União Europeia e Mercosul
Seguindo essa lógica, o assessor da Presidência voltou a defender o acordo comercial entre o Mercosul e a União Europeia, ainda travado nas mesas de negociação. Na visão de Amorim, o avanço do tratado se dá até por uma necessidade de recalibragem da balança de poder no tabuleiro geopolítico global. “Se a União Europeia fosse inteligente, ratificaria não só pelo ganho econômico imediato, mas também para buscar mais equilíbrio em suas relações”, avaliou.
Amorim afirmou também que o Canadá demonstrou interesse em negociar um acordo de livre comércio com o Brasil e revelou que o governo Lula deve intensificar suas atenções na América do Sul. A região é a que menos faz comércio interno no mundo, e Lula há muito defende a necessidade de maior integração latino-americana, independente do viés ideológico de cada governo.

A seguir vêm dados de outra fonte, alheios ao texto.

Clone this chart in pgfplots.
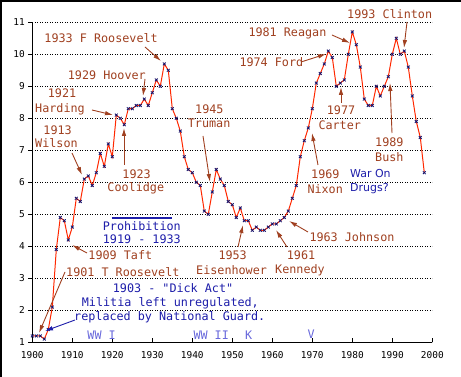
\documentclass[border=0pt]{standalone}
\usepackage{pgfplots}
\pgfplotsset{compat=1.18}
\usepackage{pgfplotstable}
\usepackage{fontspec}
\newfontfamily\mono{DejaVu Sans Mono}
\newfontfamily\sansf{DejaVu Sans}
\usetikzlibrary{arrows.meta}
\definecolor{brn}{RGB}{160,64,32}
\definecolor{dblue}{RGB}{30,30,170}
\definecolor{lblue}{RGB}{105,105,220}
\definecolor{lred}{RGB}{255,40,0}
\definecolor{mk}{RGB}{20,20,110}
\pgfplotstableread{
year val
1900 1.2
1901 1.2
1902 1.2
1903 1.1
1904 1.4
1905 2.1
1906 3.9
1907 4.9
1908 4.8
1909 4.2
1910 4.6
1911 5.5
1912 5.4
1913 6.1
1914 6.2
1915 5.9
1916 6.3
1917 6.9
1918 6.5
1919 7.2
1920 6.8
1921 8.1
1922 8.0
1923 7.8
1924 8.3
1925 8.3
1926 8.4
1927 8.4
1928 8.6
1929 8.4
1930 8.8
1931 9.2
1932 9.0
1933 9.7
1934 9.5
1935 8.3
1936 8.0
1937 7.6
1938 6.8
1939 6.4
1940 6.3
1941 6.0
1942 5.9
1943 5.1
1944 5.0
1945 5.7
1946 6.4
1947 6.1
1948 5.9
1949 5.4
1950 5.3
1951 4.9
1952 5.2
1953 4.8
1954 4.8
1955 4.5
1956 4.6
1957 4.5
1958 4.5
1959 4.6
1960 4.7
1961 4.7
1962 4.8
1963 4.9
1964 5.1
1965 5.5
1966 5.9
1967 6.8
1968 7.3
1969 7.7
1970 8.3
1971 9.1
1972 9.4
1973 9.7
1974 10.1
1975 9.9
1976 9.0
1977 9.1
1978 9.2
1979 10.0
1980 10.7
1981 10.3
1982 9.6
1983 8.6
1984 8.4
1985 8.4
1986 9.0
1987 8.7
1988 9.0
1989 9.3
1990 10.0
1991 10.5
1992 10.0
1993 10.1
1994 9.6
1995 8.7
1996 7.9
1997 7.4
1998 6.3
}\rate
\begin{document}
\begin{tikzpicture}
\path[use as bounding box] (0,0) rectangle (461bp,377bp);
\fill[white] (0,0) rectangle (461bp,377bp);
\draw[black, line width=1.7bp] (0.85bp,0) -- (0.85bp,376.15bp) -- (461bp,376.15bp);
\begin{axis}[at={(32.3bp,34.7bp)}, anchor=south west, scale only axis,
  width=400bp, height=320bp,
  xmin=1900, xmax=2000, ymin=1, ymax=11,
  axis x line=bottom, axis y line=left,
  axis line style={-, line width=1bp, black},
  xtick={1900,1910,...,2000}, ytick={1,...,11},
  tick align=inside, major tick length=4bp,
  tick style={line width=1bp, black},
  ytick style={xshift=-4bp},
  ymajorgrids,
  major grid style={black, line width=0.8bp, dash pattern=on 1bp off 1.5bp},
  /pgf/number format/assume math mode=true,
  /pgf/number format/1000 sep={},
  ticklabel style={font=\fontsize{9.5}{10}\mono, inner sep=0pt},
  xticklabel style={anchor=north, yshift=-8.7bp},
  yticklabel style={anchor=east, xshift=-7.3bp},
  clip=false]
\addplot[lred, line width=1bp, mark=x, mark size=2bp, mark options={draw=mk, line width=0.8bp}] table[x=year,y=val] {\rate};
\addplot[dblue, line width=2.5bp, no marks] coordinates {(1919.85,4.89) (1934.85,4.89)};
\end{axis}
\begin{scope}[x=1bp, y=-1bp, yshift=377bp]
\tikzset{br/.style={text=brn, font=\fontsize{11.8}{12}\mono, inner sep=0pt, anchor=base west},
         bl/.style={text=dblue, font=\fontsize{11.8}{12}\mono, inner sep=0pt, anchor=base west},
         lb/.style={text=lblue, font=\fontsize{11.8}{12}\mono, inner sep=0pt, anchor=base west},
         ar/.style={brn, line width=0.9bp, -{Latex[length=8bp,width=4.5bp]}}}
\node[br] at (347,18.3) {1993 Clinton};
\node[br] at (248.3,37) {1981 Reagan};
\node[br] at (239.3,66.7) {1974 Ford};
\node[br] at (44.3,43) {1933 F Roosevelt};
\node[br] at (67.7,80) {1929 Hoover};
\node[br] at (47.7,98) {1921};
\node[br] at (35,113) {Harding};
\node[br] at (43.3,135) {1913};
\node[br] at (35,148) {Wilson};
\node[br] at (122.3,179) {1923};
\node[br] at (107.3,192) {Coolidge};
\node[br] at (195,114) {1945};
\node[br] at (187.7,128) {Truman};
\node[br] at (326.7,115) {1977};
\node[br] at (318.3,130) {Carter};
\node[br] at (375,146.5) {1989};
\node[br] at (375,161.5) {Bush};
\node[br] at (311,179) {1969};
\node[br] at (307.3,194) {Nixon};
\node[br] at (309.3,241.5) {1963 Johnson};
\node[br] at (286.7,260) {1961};
\node[br] at (275,274) {Kennedy};
\node[br] at (218.3,260) {1953};
\node[br] at (196,275) {Eisenhower};
\node[br] at (88.3,260) {1909 Taft};
\node[br] at (66,276.5) {1901 T Roosevelt};
\node[text=dblue, font=\fontsize{11}{12}\sansf, inner sep=0pt, anchor=base west] at (350,178) {War On};
\node[text=dblue, font=\fontsize{11}{12}\sansf, inner sep=0pt, anchor=base west] at (350,192) {Drugs?};
\node[bl] at (102.7,231) {Prohibition};
\node[bl] at (102.7,244) {1919 - 1933};
\node[bl] at (112.7,292.5) {1903 - "Dick Act"};
\node[bl] at (81.7,306.5) {Militia left unregulated,};
\node[bl] at (74,320.5) {replaced by National Guard.};
\node[lb] at (87.3,340) {WW I};
\node[lb] at (193.3,340) {WW II};
\node[lb] at (245,340) {K};
\node[lb] at (307.3,339) {V};
\draw[ar] (407,22) -- (404,48);
\draw[ar] (332,35) -- (350,43);
\draw[ar] (301,62) -- (326,54);
\draw[ar] (145,47) -- (161,61);
\draw[ar] (145,79) -- (143,96);
\draw[ar] (92,110) -- (113,115);
\draw[ar] (72,153) -- (82,175);
\draw[ar] (124,165) -- (124,128);
\draw[ar] (203,136) -- (210,182);
\draw[ar] (341,103) -- (341,87);
\draw[ar] (392,133) -- (390,83);
\draw[ar] (318,165) -- (312,133);
\draw[ar] (308,232) -- (289,221);
\draw[ar] (287,247) -- (276,230);
\draw[ar] (238,247) -- (243,225);
\draw[ar] (87,253) -- (72,245);
\draw[ar] (65,272) -- (39,333);
\draw[dblue, line width=0.9bp, -{Latex[length=8bp,width=4.5bp]}] (75,320) -- (45,331);
\end{scope}
\end{tikzpicture}
\end{document}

Relembrando o ditado diplomático de que “os países não têm amigos, só interesses”, Amorim apontou que o extremista de direita americano é um caso à parte, pois “não tem amigos nem interesses, apenas desejos”. A postura do presidente norte-americano é, de acordo com o diplomata, “uma amostra de poder absoluto”.
União Europeia e EUA
Ao jornal O Globo, em entrevista também publicada neste domingo, Amorim comentou o recém-firmado acordo entre os Estados Unidos e a União Europeia, claramente desfavorável aos europeus, não pode ser comparado com o imbróglio brasileiro com Washington. “Não conheço em detalhe [o acordo] e que me consta a União Europeia não teve seu sistema judicial agredido. Não dá pra comparar”, declarou o ex-chanceler brasileiro.
Há pouco mais de uma semana, o secretário de Estado americano, Marco Rubio, anunciou a revogação do visto do ministro Alexandre de Moraes, do Supremo Tribunal Federal (STF), para entrar nos Estados Unidos, além de outros ministros da Suprema Corte. A imprensa informa que novas sanções podem entrar em vigor na próxima semana, em ataque frontal à soberania do Brasil.